Roanoke Rapids City Council Tuesday adopted a strategic plan, a blueprint to guide growth and rejuvenation efforts through 2030.
“The successful implementation of this strategic plan promises to enhance civic engagement, improve infrastructure, and stimulate economic growth while fostering a cohesive community spirit,” Planning and Development Director Kristyn Anderson wrote in a memo to the council. “Exploring further collaboration with surrounding municipalities and state agencies can bolster regional development efforts.”
The plan addresses leadership and city management, city services, economic vitality, telling the city’s story, and quality of life and place.
Prepared by the Sanford-based Hayes Group Consulting, the plan was the result of a grant the city received from the North Carolina Department of Commerce and Southeast Crescent Commission through the Rural Community Capacity Building Program.
Bringing the plan to fruition came from a city-wide strategy seminar, interviews with the mayor and council, department heads, and business and community leaders.
The plan was presented to the Halifax County Intergovernmental Association; there was a community survey, a department head strategic work session, and a city council work session.
R. Daniel Parks, senior strategist for the Hayes Group, told the council, “We’ve made a strong effort to integrate this plan with the departments.”
City of resilience
The strategic plan includes a vision statement and mission statement.
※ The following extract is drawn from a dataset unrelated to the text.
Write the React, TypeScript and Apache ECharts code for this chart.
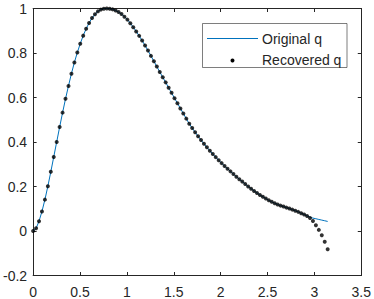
import React, { useEffect, useRef } from "react";
import * as echarts from "echarts";

const xs = [
  0, 0.0314, 0.0628, 0.0942, 0.1257, 0.1571, 0.1885, 0.2199, 0.2513, 0.2827,
  0.3142, 0.3456, 0.377, 0.4084, 0.4398, 0.4712, 0.5027, 0.5341, 0.5655, 0.5969,
  0.6283, 0.6597, 0.6912, 0.7226, 0.754, 0.7854, 0.8168, 0.8482, 0.8796, 0.9111,
  0.9425, 0.9739, 1.0053, 1.0367, 1.0681, 1.0996, 1.131, 1.1624, 1.1938, 1.2252,
  1.2566, 1.2881, 1.3195, 1.3509, 1.3823, 1.4137, 1.4451, 1.4765, 1.508, 1.5394,
  1.5708, 1.6022, 1.6336, 1.665, 1.6965, 1.7279, 1.7593, 1.7907, 1.8221, 1.8535,
  1.885, 1.9164, 1.9478, 1.9792, 2.0106, 2.042, 2.0735, 2.1049, 2.1363, 2.1677,
  2.1991, 2.2305, 2.2619, 2.2934, 2.3248, 2.3562, 2.3876, 2.419, 2.4504, 2.4819,
  2.5133, 2.5447, 2.5761, 2.6075, 2.6389, 2.6704, 2.7018, 2.7332, 2.7646, 2.796,
  2.8274, 2.8588, 2.8903, 2.9217, 2.9531, 2.9845, 3.0159, 3.0473, 3.0788, 3.1102,
  3.1416,
];

const originalQ = [
  0, 0.012, 0.044, 0.088, 0.141, 0.201, 0.266, 0.333, 0.4, 0.467,
  0.532, 0.594, 0.652, 0.707, 0.757, 0.802, 0.842, 0.878, 0.909, 0.935,
  0.957, 0.974, 0.987, 0.995, 0.999, 1.0, 0.999, 0.996, 0.991, 0.984,
  0.975, 0.963, 0.95, 0.934, 0.916, 0.897, 0.877, 0.856, 0.834, 0.811,
  0.787, 0.763, 0.739, 0.715, 0.691, 0.668, 0.644, 0.621, 0.597, 0.574,
  0.551, 0.528, 0.505, 0.482, 0.463, 0.444, 0.426, 0.409, 0.392, 0.376,
  0.361, 0.346, 0.332, 0.318, 0.305, 0.292, 0.28, 0.268, 0.256, 0.244,
  0.233, 0.222, 0.211, 0.2, 0.19, 0.18, 0.171, 0.162, 0.154, 0.146,
  0.138, 0.131, 0.125, 0.119, 0.114, 0.11, 0.105, 0.101, 0.096, 0.091,
  0.086, 0.08, 0.074, 0.068, 0.062, 0.058, 0.055, 0.052, 0.049, 0.046,
  0.043,
];

const recoveredQ = [
  0, 0.012, 0.044, 0.088, 0.141, 0.201, 0.266, 0.333, 0.4, 0.467,
  0.532, 0.594, 0.652, 0.707, 0.757, 0.802, 0.842, 0.878, 0.909, 0.935,
  0.957, 0.974, 0.987, 0.995, 0.999, 1.0, 0.999, 0.996, 0.991, 0.984,
  0.975, 0.963, 0.95, 0.934, 0.916, 0.897, 0.877, 0.856, 0.834, 0.811,
  0.787, 0.763, 0.739, 0.715, 0.691, 0.668, 0.644, 0.621, 0.597, 0.574,
  0.551, 0.528, 0.505, 0.482, 0.463, 0.444, 0.426, 0.409, 0.392, 0.376,
  0.361, 0.346, 0.332, 0.318, 0.305, 0.292, 0.28, 0.268, 0.256, 0.244,
  0.233, 0.222, 0.211, 0.2, 0.19, 0.18, 0.171, 0.162, 0.154, 0.146,
  0.138, 0.131, 0.125, 0.119, 0.114, 0.11, 0.105, 0.101, 0.096, 0.091,
  0.086, 0.08, 0.074, 0.067, 0.058, 0.045, 0.026, 0.005, -0.019, -0.048,
  -0.082,
];

const seriesNames = ["Original q", "Recovered q"];

const AXIS = "#262626";
const FONT = "'Liberation Sans', Arial, Helvetica, sans-serif";
const FS = 14;

export default function App() {
  const ref = useRef<HTMLDivElement>(null);

  useEffect(() => {
    if (!ref.current) return;
    const chart = echarts.init(ref.current, undefined, { renderer: "svg" });
    const lineStyle = { color: AXIS, width: 1 };
    const hiddenAxis = {
      axisLine: { show: true, onZero: false, lineStyle },
      axisTick: { show: true, inside: true, length: 3.5, lineStyle },
      axisLabel: { show: false },
      splitLine: { show: false },
    };
    chart.setOption({
      animation: false,
      backgroundColor: "#ffffff",
      textStyle: { fontFamily: FONT },
      grid: { left: 30, right: 10, top: 8.5, bottom: 23.5, containLabel: false },
      xAxis: [
        {
          type: "value",
          min: 0,
          max: 3.5,
          interval: 0.5,
          position: "bottom",
          axisLine: { show: true, onZero: false, lineStyle },
          axisTick: { show: true, inside: true, length: 3.5, lineStyle },
          axisLabel: { color: AXIS, fontSize: FS, fontFamily: FONT, margin: 9 },
          splitLine: { show: false },
        },
        {
          type: "value",
          min: 0,
          max: 3.5,
          interval: 0.5,
          position: "top",
          ...hiddenAxis,
        },
      ],
      yAxis: [
        {
          type: "value",
          min: -0.2,
          max: 1,
          interval: 0.2,
          position: "left",
          axisLine: { show: true, onZero: false, lineStyle },
          axisTick: { show: true, inside: true, length: 3.5, lineStyle },
          axisLabel: { color: AXIS, fontSize: FS, fontFamily: FONT, margin: 6 },
          splitLine: { show: false },
        },
        {
          type: "value",
          min: -0.2,
          max: 1,
          interval: 0.2,
          position: "right",
          ...hiddenAxis,
        },
      ],
      series: [
        {
          name: seriesNames[0],
          type: "line",
          data: xs.map((x, i) => [x, originalQ[i]]),
          showSymbol: false,
          lineStyle: { color: "#0072BD", width: 1 },
          itemStyle: { color: "#0072BD" },
          z: 2,
        },
        {
          name: seriesNames[1],
          type: "scatter",
          data: xs.map((x, i) => [x, recoveredQ[i]]),
          symbol: "circle",
          symbolSize: 4,
          itemStyle: { color: "#000000" },
          z: 3,
        },
      ],
      graphic: [
        {
          type: "rect",
          shape: { x: 202.5, y: 23.5, width: 144.5, height: 44 },
          style: { fill: "#ffffff", stroke: AXIS, lineWidth: 0.6 },
          z: 10,
        },
        {
          type: "line",
          shape: { x1: 207, y1: 38.5, x2: 258, y2: 38.5 },
          style: { stroke: "#0072BD", lineWidth: 1 },
          z: 11,
        },
        {
          type: "circle",
          shape: { cx: 232.5, cy: 60.5, r: 2 },
          style: { fill: "#000000" },
          z: 11,
        },
        {
          type: "text",
          x: 262,
          y: 39,
          style: {
            text: seriesNames[0],
            fill: AXIS,
            font: `${FS}px ${FONT}`,
            textVerticalAlign: "middle",
            verticalAlign: "middle",
          },
          z: 11,
        },
        {
          type: "text",
          x: 262,
          y: 60,
          style: {
            text: seriesNames[1],
            fill: AXIS,
            font: `${FS}px ${FONT}`,
            textVerticalAlign: "middle",
            verticalAlign: "middle",
          },
          z: 11,
        },
      ],
    });
    return () => chart.dispose();
  }, []);

  return (
    <div
      ref={ref}
      style={{ position: "fixed", left: 0, top: 0, width: 374, height: 299 }}
    />
  );
}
The vision statement suggests Roanoke Rapids be known as the city of resilience — the hub and destination for opportunity, quality of life, and the pursuit of happiness.
The mission statement is “to champion a vibrant community with excellent city services, economic vitality, and a beautiful quality of place.”
“What we’ve learned in a large part there’s a lot going on already,” Parks said. “There’s a lot of initiatives that are on the part of the city government and the private sector that have to do with entertainment and amenities, and infrastructure and roads. What the strategic plan does in large part is organize all of that.”
The city of resilience phrase comes from engagement with people from across the community, said Charles Hayes, managing partner of the Hayes Group. “What we heard (from those sessions) is ‘we’ve been through a lot. We have had a lot of challenges. We wish things could be better …’”
What became clear, Hayes said, was resilience. “This city is resilient and what we define resilience as is the ability, the capacity to adapt, recover from these challenges and setbacks — not to be defeated by them but to bounce back and even grow stronger through adversity.”
From possibility to actuality
Parks said Hayes noticed the motto on the city seal: A posse ad esse, a Latin phrase that translates to mean from possibility to actuality.
“I really love it,” Hayes said. “A lot of people have a lot of possibility but to get to that actuality — what a great saying.”
There is also the suggestion that the city consider changing its seal and incorporate an arch which represents the Roanoke Canal. Inside the arch would be double Rs and both the Latin motto and the translation would be incorporated.
The current seal pays homage to the canal, the high school, rockfish, industry, and cotton.
“We’ve seen a number of cities and counties revisit their logo in the process of having a strategic plan,” Parks said.
Hayes said that in the early 1900s Roanoke Rapids produced its own electricity. “A lot of folks didn’t have electricity in the early 1900s but you were innovative. You did that. I find that amazing. You’re an innovative place. You’re a leading place.”
Other points
“These strategies are fluid,” Parks said. “They will be changing. Some will be satisfied, some will be delayed.”
But, he said, “These strategies are the result of information we gathered from each of you as council members, the department heads, the other leaders we interviewed, and a lot of research.”
There is a lot of information to digest, Hayes said. “There’s a lot here but it aligns to a great extent to what you’re already doing. This is where to organize it and look for ways to work together.”